A method for all seasons

You can virtually use Low-code to develop all kinds of software solutions. For example, the Visual IDE that seats at the center of the Low-code platform can also be equipped with several Web Design Templates, each coming with a rich selection of functions that would save a significant amount of time in design, prototyping, and market testing of web application ideas. Low-code can be used to design, develop and release any kind of Digital Product on green and brown platforms and even in enhancement or replacement of legacy solutions.

 

Low-code Platform Types

  • Generalized Platforms: Good for all software application development and management work with no added specialty or bias towards certain usability or market sector.
  • Niche Platforms: Specialize in certain market sectors (like Insurance, real estate, healthcare) or Line of Business (like Car Insurance, Commercial Properties, Vet Clinics) with functions oriented towards the delivery of business IT solutions in that specific field.
  • No-Code Platforms: They focus on enabling “Citizen Developers”, the business savvy but non/low technical people within an enterprise, using “Plug & Play” components without any needed coding to allow less technical staff to develop solutions within the boundary of the platform. It removes the burden of technical selections at the price of limiting the flexibility of the developed applications.
  • Bi-Modal Platforms: Designed to enable solutions in application modernization through creating new UX for the customer, by generating new Front-End flows and graphics and integrating them into the existing legacy systems. They can support short-term innovation efforts to boot UX on the enterprise’s products and services, buying them time to invest in incremental and eventual replacement of the legacy back-ends with modern solutions.

 

The Now and Future of Low-code Platform

The expanding market success of Low-code platforms over the past 5 years has accelerated market investments in creating and enrichment of existing and new tools.

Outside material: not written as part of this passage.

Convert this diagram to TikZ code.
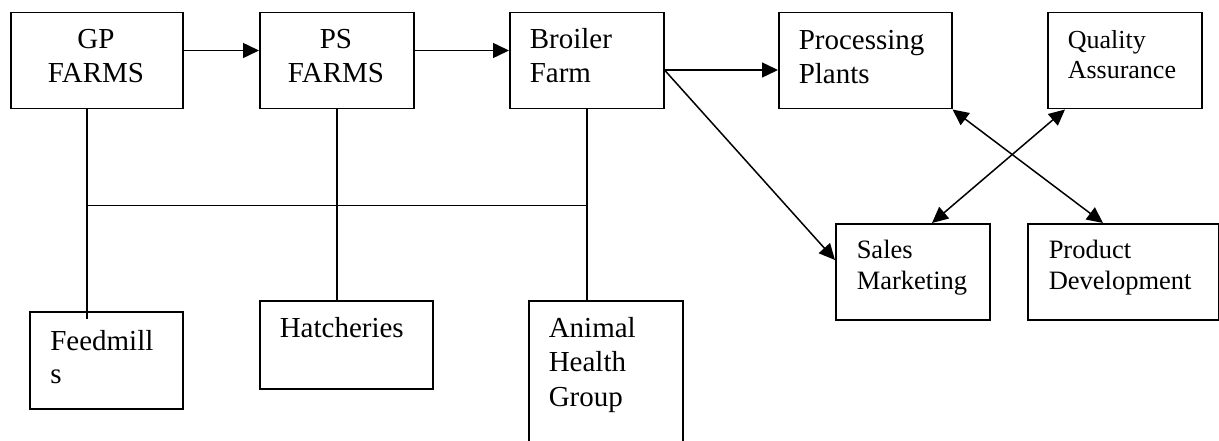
\documentclass[tikz,border=0pt]{standalone}
\usepackage{fontspec}
\setmainfont{Liberation Serif}
\usetikzlibrary{arrows.meta,calc}
\begin{document}
\begin{tikzpicture}[x=1pt,y=-1pt, line width=1.5pt,
  box/.style={draw, line width=1.5pt, inner sep=0pt, anchor=north west},
  lbl/.style={inner sep=0pt, anchor=base west, font=\fontsize{29}{33.5}\selectfont},
  arr/.style={-{Triangle[length=16pt,width=15pt]}},
  biarr/.style={{Triangle[length=16pt,width=15pt]}-{Triangle[length=16pt,width=15pt]}}]
\useasboundingbox (0,0) rectangle (1219,441);
\clip (0,0) rectangle (1219,441);
% boxes
\node[box, minimum width=172pt, minimum height=96pt] (gp) at (10,12) {};
\node[box, minimum width=154pt, minimum height=96pt] (ps) at (259,12) {};
\node[box, minimum width=154pt, minimum height=96pt] (broiler) at (509,12) {};
\node[box, minimum width=173pt, minimum height=96pt] (proc) at (778,12) {};
\node[box, minimum width=154pt, minimum height=96pt] (qa) at (1047,12) {};
\node[box, minimum width=154pt, minimum height=96pt] (sales) at (835,223) {};
\node[box, minimum width=191pt, minimum height=96pt] (pd) at (1027,223) {};
\node[box, minimum width=153pt, minimum height=97pt] (feed) at (29,311) {};
\node[box, minimum width=173pt, minimum height=88pt] (hatch) at (259,300) {};
\node[box, minimum width=154pt, minimum height=170pt] (animal) at (528,300) {};
% texts
\node[lbl, anchor=base] (gpt) at (96,49) {\parbox[t]{172pt}{\centering GP\\FARMS}};
\node[lbl, anchor=base] (pst) at (336,49) {\parbox[t]{154pt}{\centering PS\\FARMS}};
\node[lbl] (brt) at (529,49) {\parbox[t]{140pt}{Broiler\\Farm}};
\node[lbl] (prt) at (798,50) {\parbox[t]{150pt}{Processing\\Plants}};
\node[lbl, font=\fontsize{26}{29.5}\selectfont] (qat) at (1067,49) {\parbox[t]{140pt}{Quality\\Assurance}};
\node[lbl, font=\fontsize{26.5}{32}\selectfont] (sat) at (856,258) {\parbox[t]{140pt}{Sales\\Marketing}};
\node[lbl, font=\fontsize{26.5}{32}\selectfont] (pdt) at (1048,258) {\parbox[t]{170pt}{Product\\Development}};
\node[lbl] (fet) at (49.5,350) {\parbox[t]{130pt}{Feedmill\\s}};
\node[lbl] (hat) at (279,337) {\parbox[t]{150pt}{Hatcheries}};
\node[lbl, font=\fontsize{29}{34.5}\selectfont] (ant) at (548,337) {\parbox[t]{130pt}{Animal\\Health\\Group}};
% arrows along the top
\coordinate (a1) at ($(gp.north east)+(0,38.5)$);
\draw[arr] (a1) -- (a1 -| ps.west);
\coordinate (a2) at ($(ps.north east)+(0,38.5)$);
\draw[arr] (a2) -- (a2 -| broiler.west);
\coordinate (b1) at ($(broiler.north east)+(0,58)$);
\draw[arr] (b1) -- (b1 -| proc.west);
\coordinate (s1) at ($(sales.north west)+(0,37)$);
\draw[arr] (b1) -- (s1);
\coordinate (pd1) at ($(pd.north west)+(76,0)$);
\draw[biarr] (proc.south east) -- (pd1);
\coordinate (qa1) at ($(qa.south west)+(18,0)$);
\coordinate (sa1) at ($(sales.north west)+(97,0)$);
\draw[biarr] (qa1) -- (sa1);
% tree lines
\coordinate (gpd) at ($(gp.south west)+(77,0)$);
\coordinate (fe) at ($(gpd |- feed.north)+(0,8)$);
\draw (gpd) -- (fe);
\draw (ps.south) -- (ps.south |- hatch.north);
\draw (broiler.south) -- (broiler.south |- animal.north);
\coordinate (hl) at ($(gpd)+(0,96)$);
\draw (hl) -- (hl -| broiler.south);
\end{tikzpicture}
\end{document}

Both Gartner and Forrester have been tracking the Low-code platform solutions and market coverage closely.

 

Conclusion

In our current, digitally disrupted, Agile-driven world where the User Experience and Value Delivery are the key competitive measures of businesses, Low-code has become a welcomed approach in solution design and delivery.

The high Agility that benefits Startups and enterprises alike, have boosted the market expansion on Low-code ideology and platform solutions and we already see a tightly competitive market for these solutions.

Low-code acts as a new wave in digital disruption as it even lowers the barriers of entry for development, below the lowest we had experienced before, allowing for greater participation of minds in the design and development of solutions and making it easier for people to try their hand in solution development.

This would not only make it harder for Start-ups to survive and grown-up, but also for enterprises that now have to either adapt and revamp their Agile-driven software practices with this new approach, or lose more profit to the new wave of market entrants that pose a rising risk to the lifelines of large enterprises.